*Exercise description*.
Every record must be transcribed in its entirety, apart from the images, which are to be omitted.

*The input*.
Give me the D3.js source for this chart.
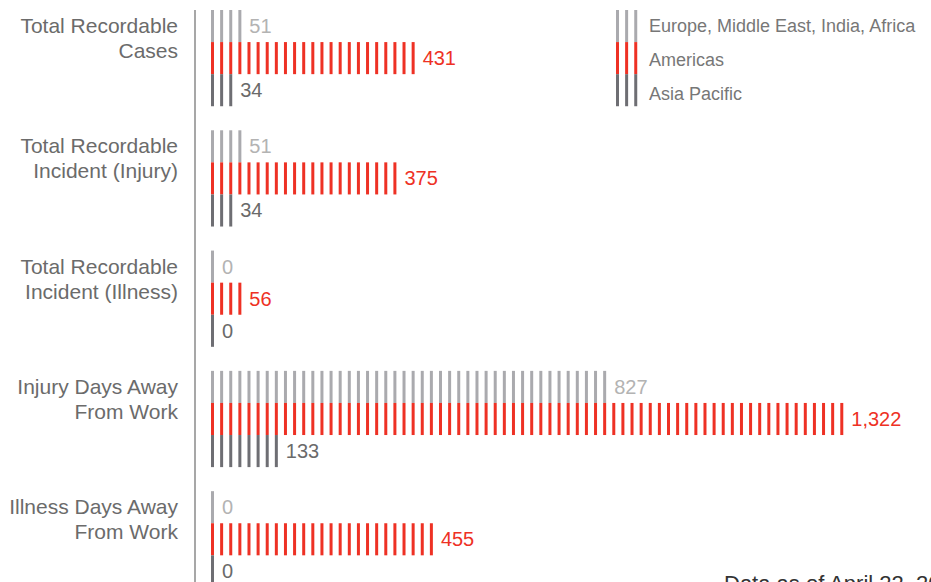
<!DOCTYPE html>
<html>
<head>
<meta charset="utf-8">
<script src="https://cdn.jsdelivr.net/npm/d3@7"></script>
<style>
  body { margin: 0; background: #fff; }
  svg { display: block; font-family: "Liberation Sans", Arial, sans-serif; }
</style>
</head>
<body>
<div id="chart"></div>
<script>
var categories = [
  ["Total Recordable", "Cases"],
  ["Total Recordable", "Incident (Injury)"],
  ["Total Recordable", "Incident (Illness)"],
  ["Injury Days Away", "From Work"],
  ["Illness Days Away", "From Work"]
];
var regions = ["Europe, Middle East, India, Africa", "Americas", "Asia Pacific"];
var emea = [51, 51, 0, 827, 0];
var americas = [431, 375, 56, 1322, 455];
var apac = [34, 34, 0, 133, 0];

var series = [emea, americas, apac];
var stripeColor = ["#aaaaae", "#ee3124", "#6e6e73"];
var labelColor = ["#b3b3b3", "#ee3124", "#6a6a6a"];

var width = 931, height = 582;
var x0 = 211, step = 9.12, stripeW = 3;

var svg = d3.select("#chart").append("svg")
  .attr("width", width)
  .attr("height", height);

var x = d3.scaleLinear().domain([0, 1322]).range([0, 629]);

var y = d3.scaleBand()
  .domain(d3.range(categories.length))
  .range([10, 587.4])
  .paddingInner(0.2)
  .paddingOuter(0);

var yInner = d3.scaleBand()
  .domain(d3.range(regions.length))
  .range([0, y.bandwidth()]);

// axis line
svg.append("line")
  .attr("x1", 195).attr("x2", 195)
  .attr("y1", 10).attr("y2", height)
  .attr("stroke", "#8a8a8a")
  .attr("stroke-width", 1.5);

// category labels
var cat = svg.selectAll(".cat")
  .data(categories)
  .enter().append("text")
  .attr("class", "cat")
  .attr("text-anchor", "end")
  .attr("fill", "#6b6b6b")
  .style("font-size", "21px");

cat.selectAll("tspan")
  .data(function(d, i) { return d.map(function(t, j) { return {t: t, i: i, j: j}; }); })
  .enter().append("tspan")
  .attr("x", 178)
  .attr("y", function(d) { return y(d.i) + 23 + d.j * 25; })
  .text(function(d) { return d.t; });

function stripeCount(v) {
  return Math.round(x(v) / step) + 1;
}

var groups = svg.selectAll(".grp")
  .data(categories)
  .enter().append("g")
  .attr("class", "grp")
  .attr("transform", function(d, i) { return "translate(0," + y(i) + ")"; });

groups.each(function(d, i) {
  var g = d3.select(this);
  series.forEach(function(s, r) {
    var n = stripeCount(s[i]);
    g.selectAll(".s" + r)
      .data(d3.range(n))
      .enter().append("rect")
      .attr("class", "s" + r)
      .attr("x", function(k) { return x0 + k * step; })
      .attr("y", yInner(r))
      .attr("width", stripeW)
      .attr("height", yInner.bandwidth())
      .attr("fill", stripeColor[r]);

    g.append("text")
      .attr("x", x0 + (n - 1) * step + stripeW + 8)
      .attr("y", yInner(r) + yInner.bandwidth() / 2)
      .attr("dy", "0.35em")
      .attr("fill", labelColor[r])
      .style("font-size", "20px")
      .text(d3.format(",")(s[i]));
  });
});

// legend
var legend = svg.append("g")
  .attr("class", "legend")
  .attr("transform", "translate(0," + y(0) + ")");

regions.forEach(function(name, r) {
  legend.selectAll(".l" + r)
    .data(d3.range(3))
    .enter().append("rect")
    .attr("x", function(k) { return 616 + k * step; })
    .attr("y", yInner(r))
    .attr("width", stripeW)
    .attr("height", yInner.bandwidth())
    .attr("fill", stripeColor[r]);

  legend.append("text")
    .attr("x", 649)
    .attr("y", yInner(r) + yInner.bandwidth() / 2 + r * 2)
    .attr("dy", "0.35em")
    .attr("fill", "#777")
    .style("font-size", "18px")
    .text(name);
});

svg.append("text")
  .attr("x", 724)
  .attr("y", 591)
  .attr("fill", "#333")
  .style("font-size", "22px")
  .text("Data as of April 22, 2013");
</script>
</body>
</html>
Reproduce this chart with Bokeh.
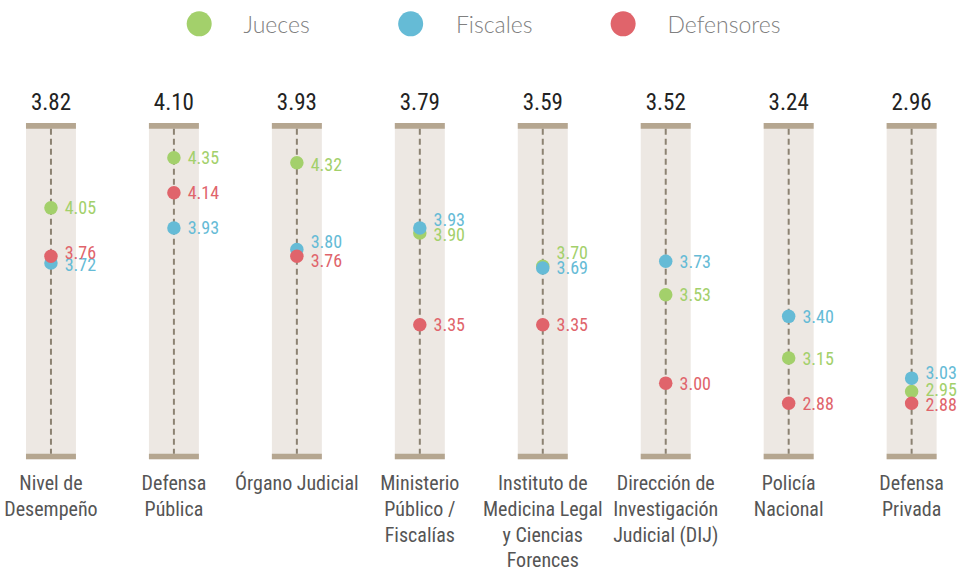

*Solution*.
Give me the D3.js source for this chart.
<!DOCTYPE html>
<html>
<head>
<meta charset="utf-8">
<script src="https://cdn.jsdelivr.net/npm/d3@7"></script>
<style>
  body { margin: 0; background: #fff; }
  svg { display: block; font-family: "Liberation Sans", Arial, sans-serif; }
</style>
</head>
<body>
<div id="chart"></div>
<script>
var categories = [
  ["Total Recordable", "Cases"],
  ["Total Recordable", "Incident (Injury)"],
  ["Total Recordable", "Incident (Illness)"],
  ["Injury Days Away", "From Work"],
  ["Illness Days Away", "From Work"]
];
var regions = ["Europe, Middle East, India, Africa", "Americas", "Asia Pacific"];
var emea = [51, 51, 0, 827, 0];
var americas = [431, 375, 56, 1322, 455];
var apac = [34, 34, 0, 133, 0];

var series = [emea, americas, apac];
var stripeColor = ["#aaaaae", "#ee3124", "#6e6e73"];
var labelColor = ["#b3b3b3", "#ee3124", "#6a6a6a"];

var width = 931, height = 582;
var x0 = 211, step = 9.12, stripeW = 3;

var svg = d3.select("#chart").append("svg")
  .attr("width", width)
  .attr("height", height);

var x = d3.scaleLinear().domain([0, 1322]).range([0, 629]);

var y = d3.scaleBand()
  .domain(d3.range(categories.length))
  .range([10, 587.4])
  .paddingInner(0.2)
  .paddingOuter(0);

var yInner = d3.scaleBand()
  .domain(d3.range(regions.length))
  .range([0, y.bandwidth()]);

// axis line
svg.append("line")
  .attr("x1", 195).attr("x2", 195)
  .attr("y1", 10).attr("y2", height)
  .attr("stroke", "#8a8a8a")
  .attr("stroke-width", 1.5);

// category labels
var cat = svg.selectAll(".cat")
  .data(categories)
  .enter().append("text")
  .attr("class", "cat")
  .attr("text-anchor", "end")
  .attr("fill", "#6b6b6b")
  .style("font-size", "21px");

cat.selectAll("tspan")
  .data(function(d, i) { return d.map(function(t, j) { return {t: t, i: i, j: j}; }); })
  .enter().append("tspan")
  .attr("x", 178)
  .attr("y", function(d) { return y(d.i) + 23 + d.j * 25; })
  .text(function(d) { return d.t; });

function stripeCount(v) {
  return Math.round(x(v) / step) + 1;
}

var groups = svg.selectAll(".grp")
  .data(categories)
  .enter().append("g")
  .attr("class", "grp")
  .attr("transform", function(d, i) { return "translate(0," + y(i) + ")"; });

groups.each(function(d, i) {
  var g = d3.select(this);
  series.forEach(function(s, r) {
    var n = stripeCount(s[i]);
    g.selectAll(".s" + r)
      .data(d3.range(n))
      .enter().append("rect")
      .attr("class", "s" + r)
      .attr("x", function(k) { return x0 + k * step; })
      .attr("y", yInner(r))
      .attr("width", stripeW)
      .attr("height", yInner.bandwidth())
      .attr("fill", stripeColor[r]);

    g.append("text")
      .attr("x", x0 + (n - 1) * step + stripeW + 8)
      .attr("y", yInner(r) + yInner.bandwidth() / 2)
      .attr("dy", "0.35em")
      .attr("fill", labelColor[r])
      .style("font-size", "20px")
      .text(d3.format(",")(s[i]));
  });
});

// legend
var legend = svg.append("g")
  .attr("class", "legend")
  .attr("transform", "translate(0," + y(0) + ")");

regions.forEach(function(name, r) {
  legend.selectAll(".l" + r)
    .data(d3.range(3))
    .enter().append("rect")
    .attr("x", function(k) { return 616 + k * step; })
    .attr("y", yInner(r))
    .attr("width", stripeW)
    .attr("height", yInner.bandwidth())
    .attr("fill", stripeColor[r]);

  legend.append("text")
    .attr("x", 649)
    .attr("y", yInner(r) + yInner.bandwidth() / 2 + r * 2)
    .attr("dy", "0.35em")
    .attr("fill", "#777")
    .style("font-size", "18px")
    .text(name);
});

svg.append("text")
  .attr("x", 724)
  .attr("y", 591)
  .attr("fill", "#333")
  .style("font-size", "22px")
  .text("Data as of April 22, 2013");
</script>
</body>
</html>
Reproduce this chart with Bokeh.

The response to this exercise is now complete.